God has spoken! And as you come to eat and drink as one body, you come ready to hear. This entire service has been a systematic plan to get you to listen. And if you have listened, now you can eat in peace for God is ready to feed you and there is nothing confusing about that.

The revealing

…so that thoughts from many hearts may be revealed. Luke 2:35

Jesus comes so that we may receive him and reveal him in our thoughts and actions. He comes as our consolation, but also as our confrontation. He confronts us in our misery and sin and asks us to respond with pure hearts and humble voices.

Our hearts are made clean by the appearance of the God-Man whose heart revealed nothing but purity and love.

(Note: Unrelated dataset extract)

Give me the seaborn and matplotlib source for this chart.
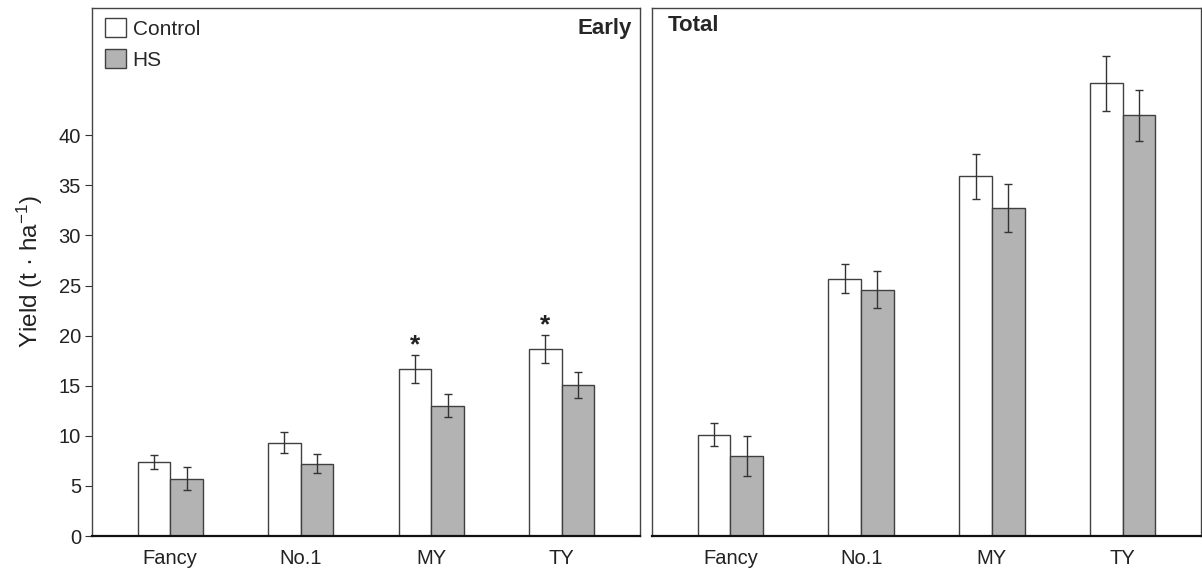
import matplotlib
matplotlib.use("Agg")
import matplotlib.pyplot as plt
import seaborn as sns
import pandas as pd
import numpy as np

categories = ["Fancy", "No.1", "MY", "TY"]
treatments = ["Control", "HS"]

early_control = [7.4, 9.3, 16.7, 18.7]
early_hs = [5.7, 7.2, 13.0, 15.1]
early_control_err = [0.7, 1.05, 1.4, 1.4]
early_hs_err = [1.15, 0.95, 1.15, 1.3]
early_control_sig = ["", "", "*", "*"]

total_control = [10.1, 25.7, 35.9, 45.2]
total_hs = [8.0, 24.6, 32.7, 42.0]
total_control_err = [1.15, 1.45, 2.25, 2.75]
total_hs_err = [2.0, 1.8, 2.4, 2.55]

yticks = [0, 5, 10, 15, 20, 25, 30, 35, 40]

sns.set_theme(style="white")
plt.rcParams["font.family"] = ["Liberation Sans", "DejaVu Sans"]
plt.rcParams["mathtext.default"] = "regular"

palette = {"Control": "white", "HS": "#b3b3b3"}


def make_df(c, h):
    return pd.DataFrame({
        "category": categories * 2,
        "treatment": ["Control"] * 4 + ["HS"] * 4,
        "value": list(c) + list(h),
    })


fig = plt.figure(figsize=(12.02, 5.69), dpi=100)
ax1 = fig.add_axes([92 / 1202, 1 - 536 / 569, 548 / 1202, 528 / 569])
ax2 = fig.add_axes([652 / 1202, 1 - 536 / 569, 549 / 1202, 528 / 569])

panels = [
    (ax1, early_control, early_hs, early_control_err, early_hs_err, "Early"),
    (ax2, total_control, total_hs, total_control_err, total_hs_err, "Total"),
]

for ax, c, h, ce, he, lab in panels:
    df = make_df(c, h)
    sns.barplot(data=df, x="category", y="value", hue="treatment",
                hue_order=treatments, order=categories, palette=palette,
                edgecolor="#404040", linewidth=1.0, width=0.5,
                errorbar=None, ax=ax, legend=False, saturation=1)
    for cont, errs in zip(ax.containers, [ce, he]):
        xs = [p.get_x() + p.get_width() / 2 for p in cont.patches]
        ys = [p.get_height() for p in cont.patches]
        ax.errorbar(xs, ys, yerr=errs, fmt="none", ecolor="#333333",
                    elinewidth=1.0, capsize=3, capthick=1.0, zorder=5)
    ax.set_xlim(-0.6, 3.6)
    ax.set_ylim(0, 52.7)
    ax.set_xlabel("")
    ax.set_ylabel("")
    ax.tick_params(axis="x", length=0, labelsize=14.5, pad=9, colors="#222222")
    for s in ["top", "right", "left"]:
        ax.spines[s].set_color("#444444")
        ax.spines[s].set_linewidth(1.0)
    ax.spines["bottom"].set_color("#111111")
    ax.spines["bottom"].set_linewidth(1.6)

# significance marks
cont = ax1.containers[0]
for p, e, s in zip(cont.patches, early_control_err, early_control_sig):
    if s:
        ax1.text(p.get_x() + p.get_width() / 2, p.get_height() + e + 0.2, s,
                 ha="center", va="baseline", fontsize=19, fontweight="bold",
                 color="#222222")

ax1.set_yticks(yticks)
ax1.set_yticklabels([str(t) for t in yticks])
ax1.tick_params(axis="y", left=True, length=5, width=0.8, color="#333333",
                labelsize=14.5, pad=3, labelcolor="#222222")
ax2.set_yticks([])

ax1.set_ylabel("Yield (t \u00b7 ha$^{-1}$)", fontsize=17.5, labelpad=10,
               color="#222222")

ax1.text(0.985, 0.962, "Early", transform=ax1.transAxes, ha="right",
         va="center", fontsize=16, fontweight="bold")
ax2.text(0.028, 0.966, "Total", transform=ax2.transAxes, ha="left",
         va="center", fontsize=16, fontweight="bold")

handles = [ax1.containers[0].patches[0], ax1.containers[1].patches[0]]
ax1.legend(handles, treatments, loc="upper left", bbox_to_anchor=(-0.004, 1.01),
           frameon=False, fontsize=15, handlelength=1.0, handleheight=1.0,
           handletextpad=0.3, labelspacing=0.5, borderaxespad=0.35)

fig.savefig("out.png", dpi=100)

Today we eat and drink together expecting that God would reveal what is within us and in this revealing we may be found worthy of the gospel we have been called to proclaim.

The Table that Unites

The Table that Unites

What is the Lord’s Table but a family gathering? When we eat and drink together we are eating and drinking the Gospel that unites us with one another in the past, present, and future. This Gospel transcends time. It is that which brings us together. We are forming a great cloud of witness to God and to the world, and the more we eat and drink together the greater the cloud becomes. And when that cloud becomes a cloud of victory over the whole world, which sight cannot be denied by the world, Christ will return and gather this great cloud into everlasting life.

What we are doing at this table is a clear picture of what is being formed in the world—a communion of saints marching and warring against principalities and powers rejoicing and proclaiming the Lord who has made us one.